The researchers at the University of Utah followed HtrA1 and how it affected the retinal pigment epithelium (RPE). This is the essential area of the eye where sight is produced and also a major location of where macular degeneration strikes. What scientists found was how this gene expression functioned, particularly when coming from chromosome 10. Up until now, researchers where unable to pinpoint the end result of HtrA1 from specific individuals, given its unique pathway that does not present in all AMD patients, therefore it was somewhat like looking for a needle in a haystack. Researchers were eventually able to find HtrA1, within chromosome 10, and follow it to the retina. This can now be associated with therapeutics to react on chromosome 10 and possibly save millions of people from going blind.

Eye Donations

The steadfast work by researchers of disease is always an astounding feat. However, before it becomes “astounding” there could be years of painstaking, slow, trial and error experimentation that only a few have the patience to follow through. Knowing for decades how chromosome 10 is a risk variant for AMD just wasn’t enough. Researchers had to find out what the mechanism was that caused the body to rob itself of sight. Although past research had shown no association, scientists at SCTM felt otherwise and began the long journey of searching for answers. 

Having no animal models available for the study of chromosome 10 had researchers scrambling for another way to look at AMD progression. Although a human trial would eventually be arranged, at this pre-research stage scientists needed a “proof of concept” to get recognition and funding for further study. This is when they came across a unique repository of donated eyes from deceased patients that had AMD and from those who did not. It was more than 8,000 pairs of eyes that lead to the breakthrough they were looking for and researchers could not be more grateful to the donation program. 

SCTM Executive Director Gregory S. Hageman, PhD commented, 

“We were able to generate these exciting results thanks to our eye donors and their families. We are so extremely grateful for their precious gifts.”

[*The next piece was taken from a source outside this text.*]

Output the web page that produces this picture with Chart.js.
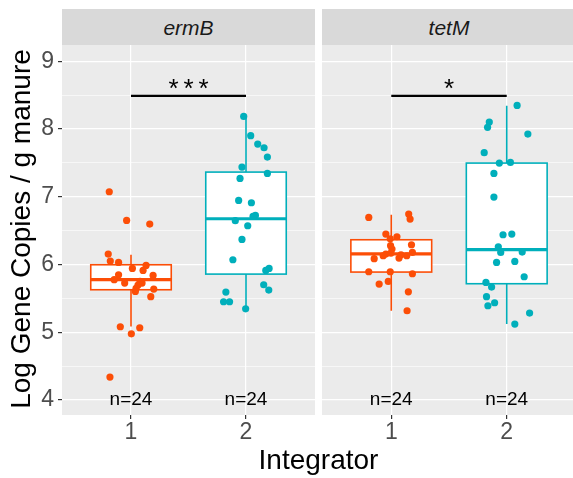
<!DOCTYPE html>
<html>
<head>
<meta charset="utf-8">
<script src="https://cdn.jsdelivr.net/npm/chart.js@4.4.1/dist/chart.umd.min.js"></script>
<style>
html,body{margin:0;padding:0;width:573px;height:478px;overflow:hidden;background:#fff;}
#wrap{position:relative;width:573px;height:478px;overflow:hidden;}
canvas{position:absolute;top:0;}
.strip{position:absolute;top:9px;height:36px;background:#D9D9D9;color:#1A1A1A;font:italic 21px "Liberation Sans",Arial,sans-serif;text-align:center;line-height:38px;}
#ytitle{position:absolute;left:-188px;top:212px;width:420px;height:34px;line-height:34px;text-align:center;transform:rotate(-90deg);font:28px "Liberation Sans",Arial,sans-serif;color:#000;white-space:nowrap;}
#xtitle{position:absolute;left:0;top:444px;width:637px;height:28px;line-height:28px;text-align:center;font:28px "Liberation Sans",Arial,sans-serif;color:#000;}
</style>
</head>
<body>
<div id="wrap">
  <canvas id="c1" width="315" height="478" style="left:0px;width:315px;height:478px"></canvas>
  <canvas id="c2" width="254" height="478" style="left:322px;width:254px;height:478px"></canvas>
  <div class="strip" id="s1" style="left:62px;width:253px"></div>
  <div class="strip" id="s2" style="left:322px;width:254px"></div>
  <div id="ytitle">Log Gene Copies / g manure</div>
  <div id="xtitle">Integrator</div>
</div>
<script>
// ---------- data ----------
const facets = ['ermB', 'tetM'];
const groups = [1, 2];
const yTicks = [4, 5, 6, 7, 8, 9];
const yMinorTicks = [4.5, 5.5, 6.5, 7.5, 8.5];
const nLabels = ['n=24', 'n=24'];
const sigStars = ['***', '*'];
const sigLineY = 8.49;
const sigStarY = 8.66;
const nLabelY = 4.02;

// jittered points (x = jittered group position, y = log copies)
const ermB_g1_x = [0.811,0.962,1.163,0.802,0.820,0.892,1.131,1.012,1.105,0.892,1.192,0.854,0.945,1.096,1.061,1.044,1.198,1.038,1.172,0.907,1.076,1.003,0.817,1.079];
const ermB_g1_y = [7.075,6.652,6.597,6.155,6.051,6.031,5.987,5.943,5.913,5.849,5.840,5.776,5.726,5.726,5.697,5.648,5.638,5.603,5.525,5.082,5.067,4.978,4.339,5.751];
const ermB_g2_x = [1.980,2.041,2.102,2.157,2.186,1.965,2.186,1.948,1.936,2.047,2.082,2.061,1.907,2.015,1.965,1.886,2.201,2.172,2.154,2.198,1.825,1.805,1.857,1.997];
const ermB_g2_y = [8.187,7.902,7.779,7.724,7.587,7.439,7.345,7.272,6.947,6.912,6.725,6.711,6.647,6.573,6.371,6.071,5.943,5.913,5.702,5.623,5.594,5.451,5.451,5.347];
const tetM_g1_x = [0.805,1.151,1.163,0.953,1.049,0.991,0.994,1.006,1.175,1.183,0.953,0.930,1.134,0.852,1.067,0.805,0.991,1.183,0.974,0.895,1.148,1.137,0.997,1.084];
const tetM_g1_y = [6.696,6.745,6.671,6.450,6.410,6.381,6.278,6.228,6.292,6.179,6.155,6.130,6.130,6.086,6.095,5.894,5.894,5.864,5.751,5.712,5.598,5.318,6.169,6.145];
const tetM_g2_x = [2.090,1.849,1.834,2.183,1.805,1.936,2.032,1.889,1.889,1.968,2.044,1.927,1.948,2.134,1.912,2.070,2.151,1.820,1.869,1.825,1.895,1.837,2.198,2.070];
const tetM_g2_y = [8.349,8.103,8.025,7.926,7.651,7.498,7.508,7.345,6.996,6.440,6.450,6.263,6.179,6.184,6.031,6.046,5.820,5.736,5.667,5.525,5.436,5.392,5.283,5.121];

// box statistics: [lower whisker, Q1, median, Q3, upper whisker]
const ermB_box_g1 = [5.087, 5.628, 5.776, 5.997, 6.145];
const ermB_box_g2 = [5.347, 5.859, 6.676, 7.365, 8.187];
const tetM_box_g1 = [5.318, 5.889, 6.159, 6.366, 6.735];
const tetM_box_g2 = [5.121, 5.717, 6.219, 7.498, 8.344];

const groupColors = ['#FC4E07', '#00AFBB'];
const FONT = '"Liberation Sans", Arial, sans-serif';

const facetData = {
  ermB: {pts: [[ermB_g1_x, ermB_g1_y], [ermB_g2_x, ermB_g2_y]], boxes: [ermB_box_g1, ermB_box_g2]},
  tetM: {pts: [[tetM_g1_x, tetM_g1_y], [tetM_g2_x, tetM_g2_y]], boxes: [tetM_box_g1, tetM_box_g2]}
};

document.getElementById('s1').textContent = facets[0];
document.getElementById('s2').textContent = facets[1];

function toXY(xs, ys) { return xs.map((x, i) => ({x: x, y: ys[i]})); }

const panelBg = {
  id: 'panelBg',
  beforeDraw(chart) {
    const a = chart.chartArea, ctx = chart.ctx;
    ctx.save();
    ctx.fillStyle = '#EBEBEB';
    ctx.fillRect(a.left, a.top, a.right - a.left, a.bottom - a.top);
    ctx.restore();
  }
};

const boxPlugin = {
  id: 'boxes',
  beforeDatasetsDraw(chart, args, opts) {
    const xs = chart.scales.x, ys = chart.scales.y, ctx = chart.ctx;
    const boxes = opts.boxes;
    ctx.save();
    boxes.forEach((b, gi) => {
      const g = groups[gi];
      const col = groupColors[gi];
      const xl = xs.getPixelForValue(g - 0.35), xr = xs.getPixelForValue(g + 0.35), xc = xs.getPixelForValue(g);
      const yLo = ys.getPixelForValue(b[0]), yQ1 = ys.getPixelForValue(b[1]), yMed = ys.getPixelForValue(b[2]);
      const yQ3 = ys.getPixelForValue(b[3]), yHi = ys.getPixelForValue(b[4]);
      ctx.strokeStyle = col;
      ctx.lineWidth = 1.6;
      ctx.beginPath();
      ctx.moveTo(xc, yQ3); ctx.lineTo(xc, yHi);
      ctx.moveTo(xc, yQ1); ctx.lineTo(xc, yLo);
      ctx.stroke();
      ctx.fillStyle = '#FFFFFF';
      ctx.fillRect(xl, yQ3, xr - xl, yQ1 - yQ3);
      ctx.strokeRect(xl, yQ3, xr - xl, yQ1 - yQ3);
      ctx.lineWidth = 3.2;
      ctx.beginPath();
      ctx.moveTo(xl, yMed); ctx.lineTo(xr, yMed);
      ctx.stroke();
    });
    ctx.restore();
  }
};

function centeredText(ctx, txt, x, yc) {
  const m = ctx.measureText(txt);
  const asc = m.actualBoundingBoxAscent, desc = m.actualBoundingBoxDescent;
  ctx.fillText(txt, x, yc + (asc - desc) / 2);
}

const annoPlugin = {
  id: 'anno',
  afterDatasetsDraw(chart, args, opts) {
    const xs = chart.scales.x, ys = chart.scales.y, ctx = chart.ctx;
    ctx.save();
    ctx.textAlign = 'center';
    ctx.textBaseline = 'alphabetic';
    ctx.fillStyle = '#000000';
    ctx.font = '19px ' + FONT;
    groups.forEach((g, i) => centeredText(ctx, nLabels[i], xs.getPixelForValue(g), ys.getPixelForValue(nLabelY)));
    ctx.font = '26px ' + FONT;
    const stars = opts.star.split('');
    const cx = xs.getPixelForValue((groups[0] + groups[1]) / 2);
    const step = 15;
    stars.forEach((s, i) => {
      centeredText(ctx, s, cx + (i - (stars.length - 1) / 2) * step, ys.getPixelForValue(sigStarY));
    });
    ctx.restore();
  }
};

function makeFacet(id, fi, showY) {
  const f = facetData[facets[fi]];
  const datasets = [];
  datasets.push({
    type: 'line',
    data: [{x: groups[0], y: sigLineY}, {x: groups[1], y: sigLineY}],
    borderColor: '#000000', borderWidth: 2.2, pointRadius: 0, fill: false, order: 0
  });
  f.pts.forEach((p, gi) => {
    datasets.push({
      type: 'scatter',
      data: toXY(p[0], p[1]),
      backgroundColor: groupColors[gi],
      borderWidth: 0,
      pointRadius: 3.6,
      pointHoverRadius: 3.6,
      order: 1
    });
  });
  const yTickAll = yTicks.concat(yMinorTicks).sort((a, b) => a - b);
  return new Chart(document.getElementById(id), {
    type: 'scatter',
    data: {datasets},
    plugins: [panelBg, boxPlugin, annoPlugin],
    options: {
      responsive: false,
      animation: false,
      devicePixelRatio: 1,
      layout: {autoPadding: false, padding: {top: 45, bottom: 33, left: 0, right: 0}},
      plugins: {
        legend: {display: false},
        tooltip: {enabled: false},
        boxes: {boxes: f.boxes},
        anno: {star: sigStars[fi]}
      },
      scales: {
        x: {
          type: 'linear', min: 0.4, max: 2.6,
          afterFit(s) { s.height = 30; },
          afterBuildTicks(s) { s.ticks = groups.map(v => ({value: v})); },
          border: {display: false},
          grid: {color: '#FFFFFF', lineWidth: 1.2, drawTicks: true, tickLength: 4, tickColor: '#333333', tickWidth: 1.2},
          ticks: {padding: 0, color: '#4D4D4D', font: {family: FONT, size: 23}, callback: v => String(v), maxRotation: 0, autoSkip: false}
        },
        y: {
          type: 'linear', min: 3.779, max: 9.241,
          afterFit(s) { s.width = showY ? 62 : 0; },
          afterBuildTicks(s) { s.ticks = yTickAll.map(v => ({value: v})); },
          border: {display: false},
          grid: {
            color: '#FFFFFF',
            lineWidth: c => (c.tick && c.tick.value % 1 !== 0) ? 0.6 : 1.2,
            drawTicks: showY, tickLength: showY ? 4 : 0, tickWidth: 1.2,
            tickColor: c => (c.tick && c.tick.value % 1 !== 0) ? 'rgba(0,0,0,0)' : '#333333'
          },
          ticks: {
            display: showY, padding: 4, color: '#4D4D4D', font: {family: FONT, size: 23},
            autoSkip: false,
            callback: v => (v % 1 === 0 ? String(v) : '')
          }
        }
      }
    }
  });
}

makeFacet('c1', 0, true);
makeFacet('c2', 1, false);
</script>
</body>
</html>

These results are a small example of the astounding progress science has made through not only eye donations but organ donations overall. 

Scientific Perseverance 

Sifting through 8,000 eyes requires a series of difficult and time-consuming experimentations, particularly when going against previous research that recorded nothing there. However, Dr. Hageman felt otherwise, stating,

“those particular studies employed too few samples and the analyses were performed using neural retina and white blood cells, rather than RPE-Bruch’s membrane, which is the primary site of AMD pathogenesis.”

As a result of these past studies, development and testing may have exacerbated AMD progression in human trials rather than slowed it down. With Dr. Hageman and his team at the University of Utah working diligently to find something, once they looked at the levels of HtrA1 on the RPE-Bruch’s membrane (a specific part of the retina often overlooked as the genesis of AMD) correlations were found. As reported by the University of Utah’s Health newsletter, 

“These variants were found to impair expression of the HTRA1 gene by the RPE, resulting in an approximately 50 percent reduction of HtrA1 protein levels at the RPE-Bruch’s membrane interface during aging. The failure to produce adequate levels of HtrA1 protein disrupts this key region of the eye and is associated with AMD-associated pathologies, including the deposition of abnormal deposits and the development of abnormal blood vessels.”

Currently, researchers are now developing a therapeutic protocol for those carrying the chromosome 10 gene to stop macular degeneration it its tracks. This is yet a small example of the capability of genomics and how scientists may soon shift from putting out fires each time they flare, to finding the fire before it starts.